What is asked. Copy out all lines with the word "React" in them.

Data section.
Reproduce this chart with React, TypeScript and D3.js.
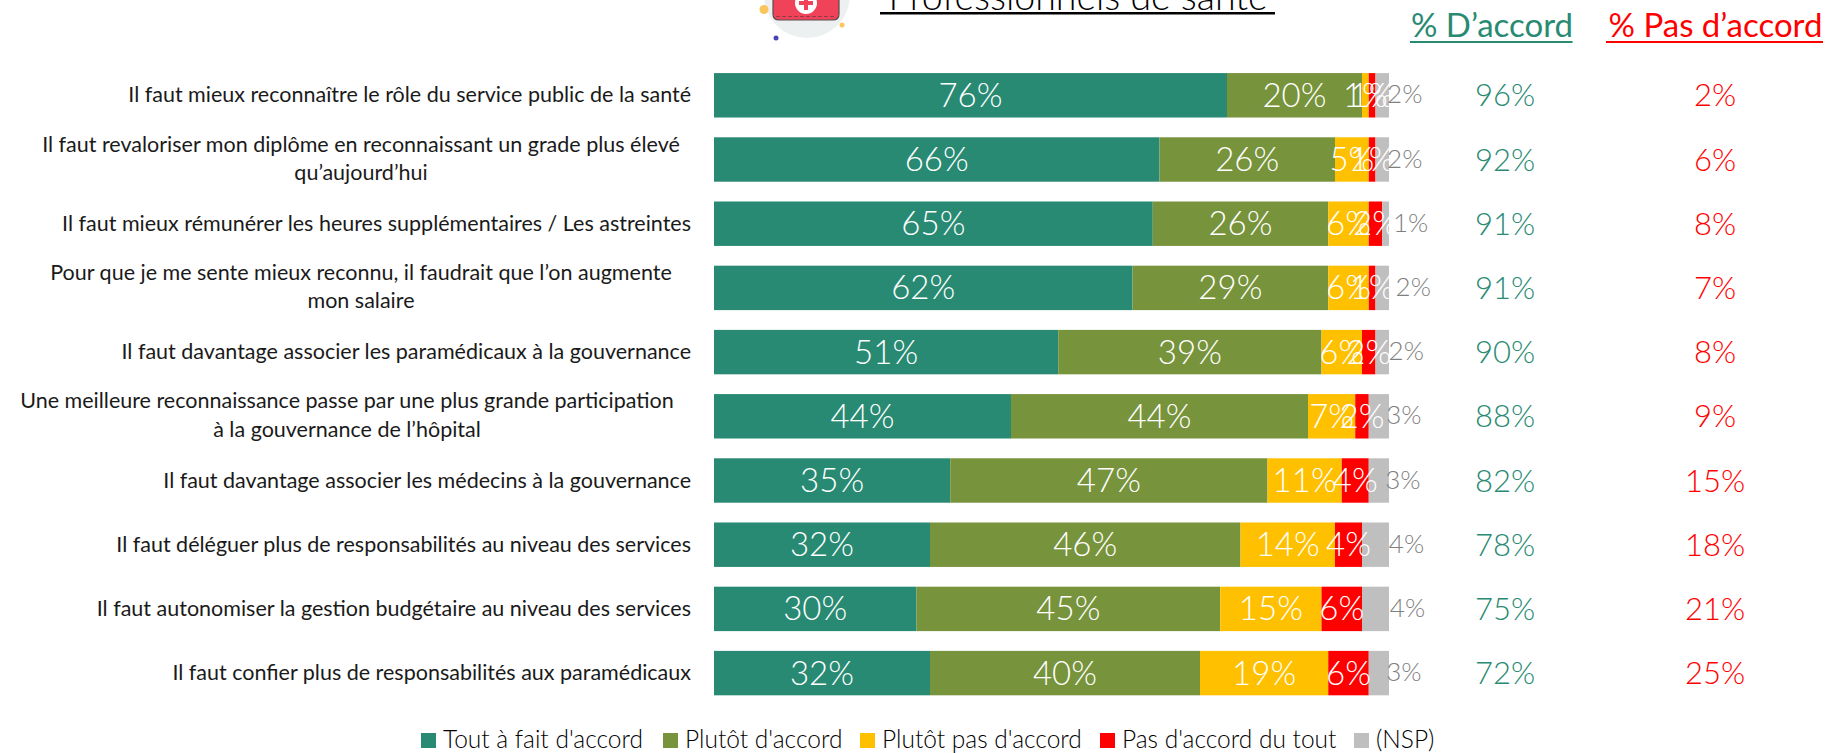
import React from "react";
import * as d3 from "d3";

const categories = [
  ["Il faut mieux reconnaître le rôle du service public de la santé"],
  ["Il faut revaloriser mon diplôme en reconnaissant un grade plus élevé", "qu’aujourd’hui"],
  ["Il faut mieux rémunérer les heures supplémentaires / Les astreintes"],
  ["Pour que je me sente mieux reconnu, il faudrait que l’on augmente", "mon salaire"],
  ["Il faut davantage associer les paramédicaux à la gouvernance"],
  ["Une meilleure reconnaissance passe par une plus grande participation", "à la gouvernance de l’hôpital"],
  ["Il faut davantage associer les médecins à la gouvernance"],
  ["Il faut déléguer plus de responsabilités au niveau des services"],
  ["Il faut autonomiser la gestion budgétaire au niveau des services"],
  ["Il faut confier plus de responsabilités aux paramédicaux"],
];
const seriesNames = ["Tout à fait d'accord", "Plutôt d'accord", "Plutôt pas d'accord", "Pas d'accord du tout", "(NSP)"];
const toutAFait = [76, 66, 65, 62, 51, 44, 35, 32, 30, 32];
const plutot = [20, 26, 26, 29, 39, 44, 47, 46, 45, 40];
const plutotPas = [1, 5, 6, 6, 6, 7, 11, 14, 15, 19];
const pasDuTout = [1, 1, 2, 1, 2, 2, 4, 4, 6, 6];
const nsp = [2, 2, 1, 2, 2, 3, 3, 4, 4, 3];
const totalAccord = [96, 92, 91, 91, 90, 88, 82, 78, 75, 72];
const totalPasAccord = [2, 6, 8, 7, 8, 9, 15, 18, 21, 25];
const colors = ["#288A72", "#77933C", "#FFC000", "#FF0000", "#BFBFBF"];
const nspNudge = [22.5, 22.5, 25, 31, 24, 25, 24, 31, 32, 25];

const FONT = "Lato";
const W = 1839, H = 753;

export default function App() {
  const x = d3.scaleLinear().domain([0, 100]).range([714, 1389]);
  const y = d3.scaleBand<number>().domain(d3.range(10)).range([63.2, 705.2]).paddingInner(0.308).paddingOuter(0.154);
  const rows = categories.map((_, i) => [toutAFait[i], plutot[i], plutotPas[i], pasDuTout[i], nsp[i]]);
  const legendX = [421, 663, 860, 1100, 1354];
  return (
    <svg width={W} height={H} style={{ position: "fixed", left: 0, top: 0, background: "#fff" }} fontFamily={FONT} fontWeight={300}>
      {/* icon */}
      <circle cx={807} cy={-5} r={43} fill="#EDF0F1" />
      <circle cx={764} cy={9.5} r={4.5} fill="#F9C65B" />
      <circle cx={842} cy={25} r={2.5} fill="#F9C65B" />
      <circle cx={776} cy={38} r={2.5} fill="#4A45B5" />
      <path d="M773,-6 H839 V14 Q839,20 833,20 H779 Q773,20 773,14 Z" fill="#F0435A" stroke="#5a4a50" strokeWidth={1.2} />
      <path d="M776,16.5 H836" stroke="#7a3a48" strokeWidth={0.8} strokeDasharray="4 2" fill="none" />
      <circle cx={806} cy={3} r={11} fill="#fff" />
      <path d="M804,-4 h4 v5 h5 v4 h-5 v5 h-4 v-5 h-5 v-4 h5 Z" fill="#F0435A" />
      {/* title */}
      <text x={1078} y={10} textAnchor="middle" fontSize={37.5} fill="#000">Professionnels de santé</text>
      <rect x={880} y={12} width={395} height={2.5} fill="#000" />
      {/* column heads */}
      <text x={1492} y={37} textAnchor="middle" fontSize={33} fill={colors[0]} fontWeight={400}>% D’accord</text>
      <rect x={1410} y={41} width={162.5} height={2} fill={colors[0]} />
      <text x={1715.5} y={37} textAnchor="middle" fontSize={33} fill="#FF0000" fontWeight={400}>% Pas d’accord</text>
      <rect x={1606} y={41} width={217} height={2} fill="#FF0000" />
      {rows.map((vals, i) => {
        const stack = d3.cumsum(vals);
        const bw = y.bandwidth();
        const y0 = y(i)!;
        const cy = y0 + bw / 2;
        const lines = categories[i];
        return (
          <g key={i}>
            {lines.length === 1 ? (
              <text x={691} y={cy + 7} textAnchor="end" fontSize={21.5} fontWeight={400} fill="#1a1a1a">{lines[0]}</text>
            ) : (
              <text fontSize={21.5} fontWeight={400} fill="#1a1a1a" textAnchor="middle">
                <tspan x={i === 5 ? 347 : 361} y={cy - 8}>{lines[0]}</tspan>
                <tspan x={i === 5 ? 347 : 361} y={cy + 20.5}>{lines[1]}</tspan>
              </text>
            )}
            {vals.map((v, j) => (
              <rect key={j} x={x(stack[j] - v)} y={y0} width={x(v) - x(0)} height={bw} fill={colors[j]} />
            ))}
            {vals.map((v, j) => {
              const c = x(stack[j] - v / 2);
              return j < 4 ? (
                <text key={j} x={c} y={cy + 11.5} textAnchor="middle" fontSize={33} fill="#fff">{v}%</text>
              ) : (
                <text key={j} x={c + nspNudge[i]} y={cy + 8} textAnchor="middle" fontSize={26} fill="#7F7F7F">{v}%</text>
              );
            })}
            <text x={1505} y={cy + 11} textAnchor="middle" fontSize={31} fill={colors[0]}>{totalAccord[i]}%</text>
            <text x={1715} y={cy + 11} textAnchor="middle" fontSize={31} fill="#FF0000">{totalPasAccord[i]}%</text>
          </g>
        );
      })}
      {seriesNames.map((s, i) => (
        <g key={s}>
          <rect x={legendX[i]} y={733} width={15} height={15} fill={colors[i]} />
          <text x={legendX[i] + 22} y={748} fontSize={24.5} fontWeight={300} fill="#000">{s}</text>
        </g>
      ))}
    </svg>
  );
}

Solution.
Reproduce this chart with React, TypeScript and D3.js.
import React from "react";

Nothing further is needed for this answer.